Tenant and homeowner-rights advocates, along with allies in the state legislature, want a law providing a year-long protection for tenants from eviction and rent increases and foreclosure protection for homeowners.
There is no question that the COVID-19 pandemic cost millions of Americans their incomes and threatened their ability to pay rents and mortgages. Thankfully, federal economic-stimulus money and eviction moratoriums like one in place in Massachusetts protect tenants who lost jobs.
But landlords have mortgages too — and utility bills, building maintenance costs, insurance payments and property taxes. Denying them rent means denying them income which means building maintenance declines and neighborhoods decline.
Gov. Baker on Tuesday extended the state’s eviction and foreclosure moratorium through mid August to Oct. 17. With coronavirus by no means conquered, most tenants and landlords can agree additional tenant and homeowner protections make sense.
What does not make sense is a legislative initiative threatening to dismantle the economic relationship between landlords and tenants by providing a year-long protection for tenants and homeowners from eviction or foreclosure.
The definition of landlord in a city like Lynn includes businesspeople who earn their livings from real estate and who own dozens of buildings with hundreds of apartments. But the definition also includes the building owner relying on rent from two or three buildings with a dozen tenants.
Most tenants pay their rent and, if they have trouble paying, they contact their landlord and discuss mutual arrangements to defer or redistribute rent payments.
Mutual respect underpins the tenant-landlord relationship.
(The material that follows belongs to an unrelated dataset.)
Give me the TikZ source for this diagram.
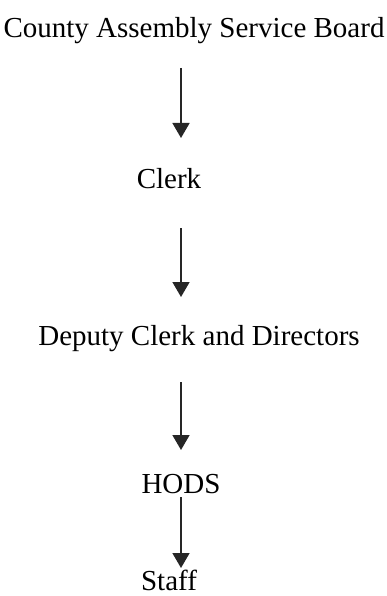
\documentclass[tikz,border=0pt]{standalone}
\usepackage{fontspec}
\setmainfont{Liberation Serif}
\usetikzlibrary{arrows.meta, positioning, calc}

\tikzset{
  level/.style={anchor=base, inner sep=0pt, font=\fontsize{29}{34}\selectfont},
  flow/.style={line width=1.6pt, draw=black!85, -{Triangle[width=17pt,length=15pt]}}
}

\begin{document}
\begin{tikzpicture}[x=1pt, y=1pt]
  \useasboundingbox (0,0) rectangle (387,-596);
  % levels of the hierarchy
  \node[level] (board)  at (194,-38)  {County Assembly Service Board};
  \node[level] (clerk)  at (169,-188) {Clerk};
  \node[level] (deputy) at (199,-345) {Deputy Clerk and Directors};
  \node[level] (hods)   at (181,-493) {HODS};
  \node[level] (staff)  at (169,-590) {Staff};
  \coordinate (spine) at (181,0);
  % reporting lines
  \draw[flow] ([yshift=-30pt]board.base -| spine) -- ([yshift=50pt]clerk.base -| spine);
  \draw[flow] ([yshift=-40pt]clerk.base -| spine) -- ([yshift=48pt]deputy.base -| spine);
  \draw[flow] ([yshift=-37pt]deputy.base -| spine) -- ([yshift=43pt]hods.base -| spine);
  \draw[flow] ([yshift=-4pt]hods.base -| spine) -- ([yshift=22pt]staff.base -| spine);
\end{tikzpicture}
\end{document}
Providing tenants with sweeping, long-term protections allows irresponsible tenants to become scofflaws to the detriment of landlords and, ultimately, to the communities and businesses that rely on taxes paid by building owners and the services they contract in order to maintain their property.
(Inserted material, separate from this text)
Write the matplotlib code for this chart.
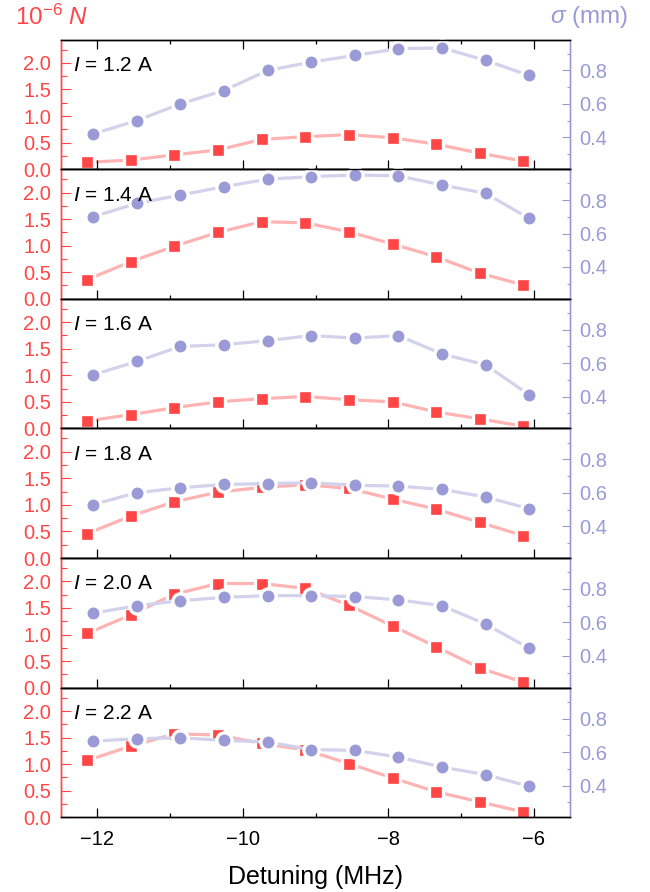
#!/usr/bin/env python3

import numpy as np
import matplotlib
matplotlib.use("Agg")
import matplotlib.pyplot as plt
from matplotlib.ticker import MultipleLocator, FormatStrFormatter

plt.rcParams['font.family'] = ['Liberation Sans', 'DejaVu Sans']
plt.rcParams['mathtext.fontset'] = 'custom'
plt.rcParams['mathtext.rm'] = 'Liberation Sans'
plt.rcParams['mathtext.it'] = 'Liberation Sans:italic'
plt.rcParams['mathtext.sf'] = 'Liberation Sans'

# detuning (MHz) of each measurement
detuning = [-12.1, -11.5, -10.9, -10.3, -9.7, -9.1, -8.5, -7.9, -7.3, -6.7, -6.1]
currents = ["1.2", "1.4", "1.6", "1.8", "2.0", "2.2"]

# atom number (10^-6 N) per coil current
N_12 = [0.13, 0.17, 0.27, 0.36, 0.56, 0.61, 0.65, 0.59, 0.47, 0.30, 0.15]
N_14 = [0.36, 0.70, 0.99, 1.25, 1.45, 1.43, 1.26, 1.03, 0.79, 0.48, 0.26]
N_16 = [0.14, 0.26, 0.39, 0.50, 0.56, 0.60, 0.54, 0.50, 0.31, 0.18, 0.04]
N_18 = [0.46, 0.79, 1.06, 1.24, 1.33, 1.38, 1.31, 1.11, 0.92, 0.67, 0.42]
N_20 = [1.02, 1.37, 1.76, 1.96, 1.96, 1.87, 1.55, 1.16, 0.77, 0.37, 0.10]
N_22 = [1.07, 1.34, 1.57, 1.55, 1.39, 1.27, 1.01, 0.74, 0.48, 0.29, 0.10]

# cloud size sigma (mm) per coil current
s_12 = [0.42, 0.50, 0.60, 0.68, 0.80, 0.85, 0.89, 0.93, 0.935, 0.86, 0.77]
s_14 = [0.70, 0.78, 0.83, 0.88, 0.925, 0.94, 0.95, 0.945, 0.89, 0.84, 0.69]
s_16 = [0.53, 0.61, 0.70, 0.71, 0.735, 0.765, 0.75, 0.765, 0.655, 0.59, 0.41]
s_18 = [0.53, 0.60, 0.63, 0.65, 0.655, 0.66, 0.645, 0.64, 0.62, 0.575, 0.505]
s_20 = [0.655, 0.70, 0.73, 0.75, 0.76, 0.76, 0.755, 0.735, 0.70, 0.59, 0.445]
s_22 = [0.665, 0.68, 0.685, 0.67, 0.66, 0.615, 0.61, 0.57, 0.51, 0.465, 0.395]

N_all = [N_12, N_14, N_16, N_18, N_20, N_22]
s_all = [s_12, s_14, s_16, s_18, s_20, s_22]

RED = '#ff4646'
RED_LINE = '#ffb3b3'
PUR = '#9a9ad6'
PUR_LINE = '#d2d2ec'


def main():
    fig = plt.figure(figsize=(6.5, 8.92), dpi=100)
    gs = fig.add_gridspec(6, 1, left=61 / 650, right=570 / 650,
                          bottom=1 - 817.3 / 892, top=1 - 39.5 / 892, hspace=0)
    x = np.array(detuning)
    for i in range(6):
        ax = fig.add_subplot(gs[i])
        ax2 = ax.twinx()
        # sigma drawn on top of N, as in the reference
        ax.plot(x - 0.04, N_all[i], color=RED_LINE, lw=2.3, zorder=1)
        ax.plot(x - 0.04, N_all[i], ls='none', marker='s', ms=10, mfc=RED,
                mec='white', mew=2.4, clip_on=False, zorder=2)
        ax2.plot(x + 0.04, s_all[i], color=PUR_LINE, lw=2.3, zorder=1)
        ax2.plot(x + 0.04, s_all[i], ls='none', marker='o', ms=11, mfc=PUR,
                 mec='white', mew=2.4, clip_on=False, zorder=2)

        ax.set_xlim(-12.5, -5.5)
        ax.set_ylim(0, 2.44)
        ax2.set_ylim(0.21, 0.985)

        ax.xaxis.set_major_locator(MultipleLocator(2))
        ax.xaxis.set_minor_locator(MultipleLocator(1))
        ax.yaxis.set_major_locator(MultipleLocator(0.5))
        ax.yaxis.set_minor_locator(MultipleLocator(0.25))
        ax2.set_yticks([0.4, 0.6, 0.8])
        ax2.set_yticks([0.3, 0.5, 0.7, 0.9], minor=True)
        ax.yaxis.set_major_formatter(FormatStrFormatter('%.1f'))
        ax2.yaxis.set_major_formatter(FormatStrFormatter('%.1f'))

        ax.tick_params(axis='y', which='major', direction='in', length=7.2,
                       width=0.8, color=RED, labelcolor=RED, labelsize=14.5, pad=7)
        ax.tick_params(axis='y', which='minor', direction='in', length=4.3,
                       width=0.8, color=RED)
        ax2.tick_params(axis='y', which='major', direction='in', length=6,
                        width=0.8, color=PUR, labelcolor=PUR, labelsize=14.5, pad=7)
        ax2.tick_params(axis='y', which='minor', direction='in', length=2.4,
                        width=0.8, color=PUR)
        ax.tick_params(axis='x', which='major', direction='in', length=6.5,
                       width=0.9, labelsize=14.5, pad=9, top=(i == 0),
                       labelbottom=(i == 5))
        ax.tick_params(axis='x', which='minor', direction='in', length=3,
                       width=0.9, top=(i == 0))

        for a in (ax, ax2):
            a.spines['left'].set_color(RED)
            a.spines['right'].set_color(PUR)
            for sp in a.spines.values():
                sp.set_linewidth(1.0)
        ax2.set_zorder(ax.get_zorder() + 1)

        ax2.text(0.023, 0.80, "$I$ = %s A" % currents[i], transform=ax.transAxes,
                 fontsize=15, ha='left', va='center', color='black')

    fig.text(15 / 650, 1 - 17 / 892, r"$10^{-6}$ $N$", color=RED, fontsize=17.5,
             ha='left', va='center')
    fig.text(628 / 650, 1 - 17 / 892, r"$\sigma$ (mm)", color=PUR, fontsize=17.5,
             ha='right', va='center')
    fig.text(315 / 650, 1 - 877 / 892, "Detuning (MHz)", fontsize=18,
             ha='center', va='center')

    fig.savefig("out.png", dpi=100)


if __name__ == "__main__":
    main()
It also scares away potential developers and builders who are desperately needed to tip the balance away from a lack of housing production that has plagued Massachusetts for decades.
Legislators must listen to landlords before, in the words of one landlord, problems caused by tenants not paying rent and landlords not maintaining buildings “spiral out of control.”
Creating a year-long eviction and foreclosure moratorium is bad policy.
We hope legislators are not doing the wrong thing for the right reasons.